Locate the string "chart" throughout the material and copy every line in which it occurs.

** start of Items **

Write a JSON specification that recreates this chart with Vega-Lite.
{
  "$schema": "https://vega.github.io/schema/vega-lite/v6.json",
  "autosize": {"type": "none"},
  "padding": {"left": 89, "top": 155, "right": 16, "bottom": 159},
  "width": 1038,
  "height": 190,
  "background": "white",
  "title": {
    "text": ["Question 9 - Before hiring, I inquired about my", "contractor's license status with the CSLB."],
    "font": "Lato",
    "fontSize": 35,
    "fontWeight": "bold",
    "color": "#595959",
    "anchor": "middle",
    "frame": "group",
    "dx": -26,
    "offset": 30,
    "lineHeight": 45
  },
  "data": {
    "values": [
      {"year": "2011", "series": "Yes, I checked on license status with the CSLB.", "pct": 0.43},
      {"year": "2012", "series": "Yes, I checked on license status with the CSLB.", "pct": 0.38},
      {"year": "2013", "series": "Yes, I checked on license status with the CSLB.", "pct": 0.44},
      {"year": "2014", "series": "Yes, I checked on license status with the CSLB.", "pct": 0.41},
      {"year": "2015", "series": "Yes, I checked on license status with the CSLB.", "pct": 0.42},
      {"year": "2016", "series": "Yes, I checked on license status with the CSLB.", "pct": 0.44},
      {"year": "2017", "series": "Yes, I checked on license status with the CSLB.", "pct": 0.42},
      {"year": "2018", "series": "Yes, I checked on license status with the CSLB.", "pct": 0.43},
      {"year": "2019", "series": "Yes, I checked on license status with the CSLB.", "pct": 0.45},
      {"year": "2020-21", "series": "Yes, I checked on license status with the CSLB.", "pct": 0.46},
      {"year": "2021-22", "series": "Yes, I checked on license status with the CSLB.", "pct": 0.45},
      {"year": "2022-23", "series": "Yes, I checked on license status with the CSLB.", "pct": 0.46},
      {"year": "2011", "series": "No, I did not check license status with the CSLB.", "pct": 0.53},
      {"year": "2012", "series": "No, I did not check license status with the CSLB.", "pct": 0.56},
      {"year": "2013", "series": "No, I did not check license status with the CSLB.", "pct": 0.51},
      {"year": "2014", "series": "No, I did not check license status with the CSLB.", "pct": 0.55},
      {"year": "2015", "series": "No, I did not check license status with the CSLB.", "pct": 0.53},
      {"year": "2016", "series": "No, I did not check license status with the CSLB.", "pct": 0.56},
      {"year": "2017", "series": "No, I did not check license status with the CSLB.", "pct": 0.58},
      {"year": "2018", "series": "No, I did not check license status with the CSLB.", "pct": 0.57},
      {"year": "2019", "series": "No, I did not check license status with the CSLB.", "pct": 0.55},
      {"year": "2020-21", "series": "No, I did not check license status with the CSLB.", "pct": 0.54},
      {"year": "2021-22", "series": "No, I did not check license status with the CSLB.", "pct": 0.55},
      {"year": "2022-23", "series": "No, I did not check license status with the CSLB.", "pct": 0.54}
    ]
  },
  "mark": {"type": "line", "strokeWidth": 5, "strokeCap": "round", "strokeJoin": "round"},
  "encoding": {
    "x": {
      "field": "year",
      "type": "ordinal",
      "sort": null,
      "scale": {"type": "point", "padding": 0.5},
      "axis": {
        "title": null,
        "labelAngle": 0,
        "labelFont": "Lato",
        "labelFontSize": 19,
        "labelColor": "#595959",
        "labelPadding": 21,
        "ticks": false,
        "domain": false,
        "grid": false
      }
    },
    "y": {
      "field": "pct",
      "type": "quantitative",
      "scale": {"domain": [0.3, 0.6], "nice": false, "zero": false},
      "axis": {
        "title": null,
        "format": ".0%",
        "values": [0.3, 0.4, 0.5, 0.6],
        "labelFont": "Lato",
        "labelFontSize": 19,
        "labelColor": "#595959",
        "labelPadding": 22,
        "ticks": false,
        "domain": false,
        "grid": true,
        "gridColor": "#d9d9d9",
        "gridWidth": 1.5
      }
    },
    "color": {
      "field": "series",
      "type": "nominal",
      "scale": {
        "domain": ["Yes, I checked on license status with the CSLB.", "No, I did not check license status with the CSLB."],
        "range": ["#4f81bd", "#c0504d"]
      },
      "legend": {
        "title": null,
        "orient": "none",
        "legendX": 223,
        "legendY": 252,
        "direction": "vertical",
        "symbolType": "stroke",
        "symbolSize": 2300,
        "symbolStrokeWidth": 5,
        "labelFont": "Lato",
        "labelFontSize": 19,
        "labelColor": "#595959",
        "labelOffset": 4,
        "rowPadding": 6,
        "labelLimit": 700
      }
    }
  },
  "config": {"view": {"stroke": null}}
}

** end of Items **
** start of Items **

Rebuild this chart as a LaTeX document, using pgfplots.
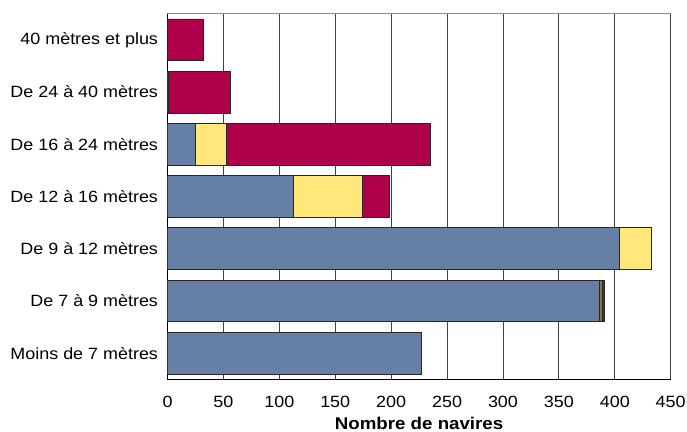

** end of Items **

*The completed task*:
Write a JSON specification that recreates this chart with Vega-Lite.
Rebuild this chart as a LaTeX document, using pgfplots.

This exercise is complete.